- Work to complete -
Give back exactly the lines from the beginning of the listing below to the line holding "d in week_dates]", both ends included; the pictures stay out.

- Data block -
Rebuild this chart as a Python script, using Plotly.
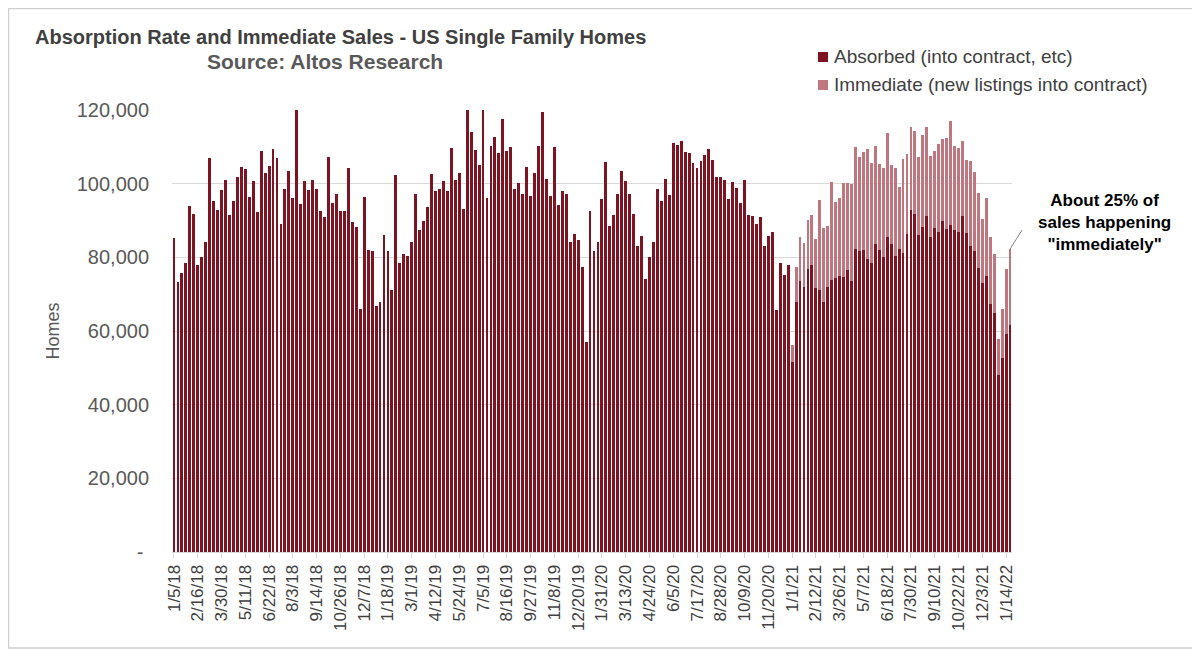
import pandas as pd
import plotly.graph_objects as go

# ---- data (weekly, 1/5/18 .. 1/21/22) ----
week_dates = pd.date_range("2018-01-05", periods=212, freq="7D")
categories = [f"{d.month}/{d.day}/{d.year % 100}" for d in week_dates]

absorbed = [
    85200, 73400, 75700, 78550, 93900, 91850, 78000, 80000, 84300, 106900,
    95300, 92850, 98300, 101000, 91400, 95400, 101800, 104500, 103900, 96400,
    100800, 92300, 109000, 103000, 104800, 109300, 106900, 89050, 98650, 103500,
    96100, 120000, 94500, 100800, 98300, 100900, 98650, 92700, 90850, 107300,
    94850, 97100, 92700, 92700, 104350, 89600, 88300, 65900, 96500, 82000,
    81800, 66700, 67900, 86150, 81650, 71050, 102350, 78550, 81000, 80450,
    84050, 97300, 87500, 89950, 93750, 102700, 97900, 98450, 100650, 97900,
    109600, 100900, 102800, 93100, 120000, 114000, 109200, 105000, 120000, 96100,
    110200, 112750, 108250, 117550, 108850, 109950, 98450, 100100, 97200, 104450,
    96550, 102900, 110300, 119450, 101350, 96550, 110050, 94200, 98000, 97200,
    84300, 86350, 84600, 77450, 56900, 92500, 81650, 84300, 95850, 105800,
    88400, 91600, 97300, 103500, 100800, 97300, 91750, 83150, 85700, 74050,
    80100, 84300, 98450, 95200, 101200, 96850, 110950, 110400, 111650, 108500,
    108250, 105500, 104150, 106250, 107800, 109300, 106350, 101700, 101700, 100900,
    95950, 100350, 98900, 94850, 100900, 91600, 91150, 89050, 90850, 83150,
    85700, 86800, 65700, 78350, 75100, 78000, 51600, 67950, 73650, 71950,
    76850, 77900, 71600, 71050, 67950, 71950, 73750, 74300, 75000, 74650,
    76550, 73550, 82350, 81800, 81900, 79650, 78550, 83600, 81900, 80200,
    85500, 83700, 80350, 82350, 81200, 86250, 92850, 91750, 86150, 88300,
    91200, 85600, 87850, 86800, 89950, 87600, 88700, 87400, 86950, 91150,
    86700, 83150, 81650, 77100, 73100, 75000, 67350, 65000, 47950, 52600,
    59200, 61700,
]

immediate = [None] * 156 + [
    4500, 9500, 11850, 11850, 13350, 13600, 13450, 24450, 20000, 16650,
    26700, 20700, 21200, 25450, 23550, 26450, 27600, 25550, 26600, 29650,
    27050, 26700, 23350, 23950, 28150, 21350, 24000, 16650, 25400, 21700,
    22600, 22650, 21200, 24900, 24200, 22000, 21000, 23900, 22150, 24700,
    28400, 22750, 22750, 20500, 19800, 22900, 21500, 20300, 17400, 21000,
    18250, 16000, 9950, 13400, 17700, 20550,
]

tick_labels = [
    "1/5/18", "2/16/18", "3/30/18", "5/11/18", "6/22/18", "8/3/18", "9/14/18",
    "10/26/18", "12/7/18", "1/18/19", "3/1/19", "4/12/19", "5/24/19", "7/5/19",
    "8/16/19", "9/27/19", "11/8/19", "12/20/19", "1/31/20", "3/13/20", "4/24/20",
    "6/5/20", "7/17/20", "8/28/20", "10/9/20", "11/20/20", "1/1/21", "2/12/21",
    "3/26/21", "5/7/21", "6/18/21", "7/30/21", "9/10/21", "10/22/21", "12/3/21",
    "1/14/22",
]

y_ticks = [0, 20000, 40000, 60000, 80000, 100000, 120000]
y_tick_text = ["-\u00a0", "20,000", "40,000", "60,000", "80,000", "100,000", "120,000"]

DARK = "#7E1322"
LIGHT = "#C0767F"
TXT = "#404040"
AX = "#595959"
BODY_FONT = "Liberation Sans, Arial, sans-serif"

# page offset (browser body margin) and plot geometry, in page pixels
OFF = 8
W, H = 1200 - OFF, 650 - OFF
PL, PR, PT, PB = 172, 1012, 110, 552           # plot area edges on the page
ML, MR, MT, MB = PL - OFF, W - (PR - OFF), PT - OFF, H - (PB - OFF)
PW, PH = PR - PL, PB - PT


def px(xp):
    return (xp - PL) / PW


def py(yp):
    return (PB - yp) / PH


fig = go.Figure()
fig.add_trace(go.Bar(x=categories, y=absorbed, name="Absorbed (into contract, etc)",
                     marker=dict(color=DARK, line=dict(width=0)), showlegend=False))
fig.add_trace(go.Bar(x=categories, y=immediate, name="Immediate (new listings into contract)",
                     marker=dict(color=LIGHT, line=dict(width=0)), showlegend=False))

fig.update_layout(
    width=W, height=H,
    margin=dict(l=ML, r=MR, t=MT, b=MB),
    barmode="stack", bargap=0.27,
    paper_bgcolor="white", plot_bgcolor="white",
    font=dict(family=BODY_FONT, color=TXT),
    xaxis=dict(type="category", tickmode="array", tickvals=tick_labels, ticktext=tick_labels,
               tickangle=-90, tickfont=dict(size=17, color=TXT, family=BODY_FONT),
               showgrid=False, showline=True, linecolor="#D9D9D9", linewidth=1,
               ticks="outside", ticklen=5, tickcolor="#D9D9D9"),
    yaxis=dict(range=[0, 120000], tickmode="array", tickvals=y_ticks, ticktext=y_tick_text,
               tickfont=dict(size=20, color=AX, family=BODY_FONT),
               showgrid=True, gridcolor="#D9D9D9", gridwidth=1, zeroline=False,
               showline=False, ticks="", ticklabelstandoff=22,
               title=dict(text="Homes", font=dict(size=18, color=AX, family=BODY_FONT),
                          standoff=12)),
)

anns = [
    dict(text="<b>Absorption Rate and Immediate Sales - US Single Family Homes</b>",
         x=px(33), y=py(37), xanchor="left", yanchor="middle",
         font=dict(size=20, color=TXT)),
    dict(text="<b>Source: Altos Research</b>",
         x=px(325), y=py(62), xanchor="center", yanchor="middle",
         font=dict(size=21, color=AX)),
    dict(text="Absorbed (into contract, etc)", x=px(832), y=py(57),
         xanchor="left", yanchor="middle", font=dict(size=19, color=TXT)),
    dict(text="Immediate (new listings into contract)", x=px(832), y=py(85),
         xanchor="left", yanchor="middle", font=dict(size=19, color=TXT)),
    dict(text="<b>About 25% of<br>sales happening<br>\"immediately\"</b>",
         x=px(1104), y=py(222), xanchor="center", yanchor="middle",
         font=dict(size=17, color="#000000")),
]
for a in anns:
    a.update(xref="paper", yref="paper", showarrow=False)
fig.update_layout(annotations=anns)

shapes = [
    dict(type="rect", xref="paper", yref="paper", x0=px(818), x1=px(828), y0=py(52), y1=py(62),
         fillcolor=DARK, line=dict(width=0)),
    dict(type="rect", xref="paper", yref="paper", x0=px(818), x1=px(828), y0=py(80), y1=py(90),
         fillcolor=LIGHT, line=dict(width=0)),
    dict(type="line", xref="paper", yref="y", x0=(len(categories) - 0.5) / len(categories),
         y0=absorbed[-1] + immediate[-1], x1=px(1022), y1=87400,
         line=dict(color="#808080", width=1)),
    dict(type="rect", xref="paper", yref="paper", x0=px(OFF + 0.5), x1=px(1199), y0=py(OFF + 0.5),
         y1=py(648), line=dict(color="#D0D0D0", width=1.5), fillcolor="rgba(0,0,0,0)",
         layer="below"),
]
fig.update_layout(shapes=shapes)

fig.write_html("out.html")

- Result of this task -
Rebuild this chart as a Python script, using Plotly.
import pandas as pd
import plotly.graph_objects as go

# ---- data (weekly, 1/5/18 .. 1/21/22) ----
week_dates = pd.date_range("2018-01-05", periods=212, freq="7D")
categories = [f"{d.month}/{d.day}/{d.year % 100}" for d in week_dates]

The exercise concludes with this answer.